## Task statement
Restate the listing below word for word, omitting any images.

--- Start of Data excerpt ---

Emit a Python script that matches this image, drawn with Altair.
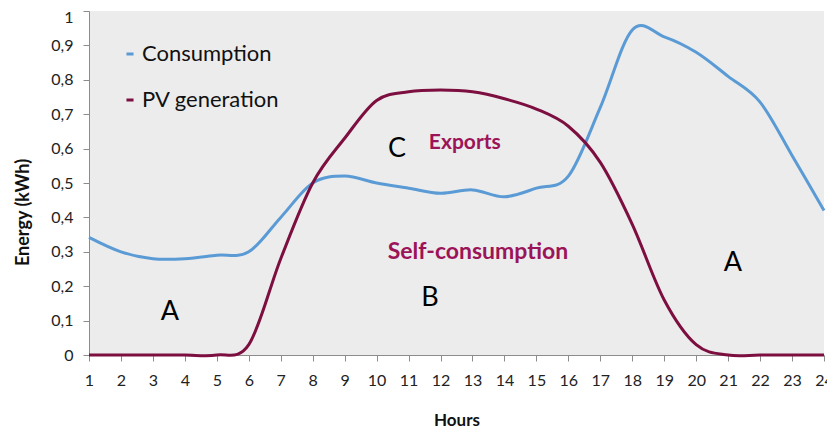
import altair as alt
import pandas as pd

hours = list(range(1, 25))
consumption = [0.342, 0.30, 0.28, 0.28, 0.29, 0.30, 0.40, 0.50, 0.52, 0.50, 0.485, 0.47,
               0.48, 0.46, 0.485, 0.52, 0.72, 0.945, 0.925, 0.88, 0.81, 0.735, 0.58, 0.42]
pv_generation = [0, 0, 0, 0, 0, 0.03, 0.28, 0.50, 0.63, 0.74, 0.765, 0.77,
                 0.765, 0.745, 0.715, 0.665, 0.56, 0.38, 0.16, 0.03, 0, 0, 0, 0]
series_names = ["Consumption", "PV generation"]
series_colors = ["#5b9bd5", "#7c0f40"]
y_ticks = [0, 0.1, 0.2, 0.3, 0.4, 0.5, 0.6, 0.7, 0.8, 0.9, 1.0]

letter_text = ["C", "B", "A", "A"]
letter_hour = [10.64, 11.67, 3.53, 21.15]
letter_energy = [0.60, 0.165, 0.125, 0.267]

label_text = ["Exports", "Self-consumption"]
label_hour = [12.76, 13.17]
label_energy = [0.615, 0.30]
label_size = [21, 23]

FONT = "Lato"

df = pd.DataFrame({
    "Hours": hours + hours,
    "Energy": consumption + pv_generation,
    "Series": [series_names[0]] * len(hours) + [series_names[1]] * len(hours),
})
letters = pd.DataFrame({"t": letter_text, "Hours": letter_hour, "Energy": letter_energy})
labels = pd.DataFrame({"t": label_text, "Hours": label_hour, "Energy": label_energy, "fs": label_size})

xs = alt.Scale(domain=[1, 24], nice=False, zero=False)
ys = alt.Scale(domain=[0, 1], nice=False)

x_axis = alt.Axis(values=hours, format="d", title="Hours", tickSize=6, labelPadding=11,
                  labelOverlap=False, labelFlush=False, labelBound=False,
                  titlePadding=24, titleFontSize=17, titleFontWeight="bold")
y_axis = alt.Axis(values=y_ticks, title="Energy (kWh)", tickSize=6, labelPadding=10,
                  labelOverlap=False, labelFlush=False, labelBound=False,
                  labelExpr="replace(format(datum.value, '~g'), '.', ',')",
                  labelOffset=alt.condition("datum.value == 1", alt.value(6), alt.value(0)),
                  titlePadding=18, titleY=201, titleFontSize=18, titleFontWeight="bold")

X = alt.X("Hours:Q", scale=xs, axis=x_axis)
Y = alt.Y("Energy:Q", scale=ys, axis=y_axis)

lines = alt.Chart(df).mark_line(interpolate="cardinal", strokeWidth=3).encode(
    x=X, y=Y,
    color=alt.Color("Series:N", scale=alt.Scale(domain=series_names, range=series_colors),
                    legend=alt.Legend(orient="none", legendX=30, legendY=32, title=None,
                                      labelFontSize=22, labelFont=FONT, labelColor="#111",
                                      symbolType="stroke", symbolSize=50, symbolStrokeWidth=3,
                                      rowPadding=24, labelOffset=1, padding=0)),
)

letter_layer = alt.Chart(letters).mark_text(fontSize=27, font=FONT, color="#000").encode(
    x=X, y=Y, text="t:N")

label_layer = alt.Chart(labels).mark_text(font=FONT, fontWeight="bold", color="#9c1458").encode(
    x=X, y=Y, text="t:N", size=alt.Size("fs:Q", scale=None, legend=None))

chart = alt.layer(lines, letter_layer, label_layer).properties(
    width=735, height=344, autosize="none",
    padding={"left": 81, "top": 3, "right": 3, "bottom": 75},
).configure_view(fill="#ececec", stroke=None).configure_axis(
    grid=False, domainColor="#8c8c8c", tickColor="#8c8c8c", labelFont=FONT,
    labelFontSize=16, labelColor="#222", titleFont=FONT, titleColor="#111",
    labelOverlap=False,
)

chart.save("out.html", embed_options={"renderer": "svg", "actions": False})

--- End of Data excerpt ---

## Output of the task
Emit a Python script that matches this image, drawn with Altair.
import altair as alt
import pandas as pd

hours = list(range(1, 25))
consumption = [0.342, 0.30, 0.28, 0.28, 0.29, 0.30, 0.40, 0.50, 0.52, 0.50, 0.485, 0.47,
               0.48, 0.46, 0.485, 0.52, 0.72, 0.945, 0.925, 0.88, 0.81, 0.735, 0.58, 0.42]
pv_generation = [0, 0, 0, 0, 0, 0.03, 0.28, 0.50, 0.63, 0.74, 0.765, 0.77,
                 0.765, 0.745, 0.715, 0.665, 0.56, 0.38, 0.16, 0.03, 0, 0, 0, 0]
series_names = ["Consumption", "PV generation"]
series_colors = ["#5b9bd5", "#7c0f40"]
y_ticks = [0, 0.1, 0.2, 0.3, 0.4, 0.5, 0.6, 0.7, 0.8, 0.9, 1.0]

letter_text = ["C", "B", "A", "A"]
letter_hour = [10.64, 11.67, 3.53, 21.15]
letter_energy = [0.60, 0.165, 0.125, 0.267]

label_text = ["Exports", "Self-consumption"]
label_hour = [12.76, 13.17]
label_energy = [0.615, 0.30]
label_size = [21, 23]

FONT = "Lato"

df = pd.DataFrame({
    "Hours": hours + hours,
    "Energy": consumption + pv_generation,
    "Series": [series_names[0]] * len(hours) + [series_names[1]] * len(hours),
})
letters = pd.DataFrame({"t": letter_text, "Hours": letter_hour, "Energy": letter_energy})
labels = pd.DataFrame({"t": label_text, "Hours": label_hour, "Energy": label_energy, "fs": label_size})

xs = alt.Scale(domain=[1, 24], nice=False, zero=False)
ys = alt.Scale(domain=[0, 1], nice=False)

x_axis = alt.Axis(values=hours, format="d", title="Hours", tickSize=6, labelPadding=11,
                  labelOverlap=False, labelFlush=False, labelBound=False,
                  titlePadding=24, titleFontSize=17, titleFontWeight="bold")
y_axis = alt.Axis(values=y_ticks, title="Energy (kWh)", tickSize=6, labelPadding=10,
                  labelOverlap=False, labelFlush=False, labelBound=False,
                  labelExpr="replace(format(datum.value, '~g'), '.', ',')",
                  labelOffset=alt.condition("datum.value == 1", alt.value(6), alt.value(0)),
                  titlePadding=18, titleY=201, titleFontSize=18, titleFontWeight="bold")

X = alt.X("Hours:Q", scale=xs, axis=x_axis)
Y = alt.Y("Energy:Q", scale=ys, axis=y_axis)

lines = alt.Chart(df).mark_line(interpolate="cardinal", strokeWidth=3).encode(
    x=X, y=Y,
    color=alt.Color("Series:N", scale=alt.Scale(domain=series_names, range=series_colors),
                    legend=alt.Legend(orient="none", legendX=30, legendY=32, title=None,
                                      labelFontSize=22, labelFont=FONT, labelColor="#111",
                                      symbolType="stroke", symbolSize=50, symbolStrokeWidth=3,
                                      rowPadding=24, labelOffset=1, padding=0)),
)

letter_layer = alt.Chart(letters).mark_text(fontSize=27, font=FONT, color="#000").encode(
    x=X, y=Y, text="t:N")

label_layer = alt.Chart(labels).mark_text(font=FONT, fontWeight="bold", color="#9c1458").encode(
    x=X, y=Y, text="t:N", size=alt.Size("fs:Q", scale=None, legend=None))

chart = alt.layer(lines, letter_layer, label_layer).properties(
    width=735, height=344, autosize="none",
    padding={"left": 81, "top": 3, "right": 3, "bottom": 75},
).configure_view(fill="#ececec", stroke=None).configure_axis(
    grid=False, domainColor="#8c8c8c", tickColor="#8c8c8c", labelFont=FONT,
    labelFontSize=16, labelColor="#222", titleFont=FONT, titleColor="#111",
    labelOverlap=False,
)

chart.save("out.html", embed_options={"renderer": "svg", "actions": False})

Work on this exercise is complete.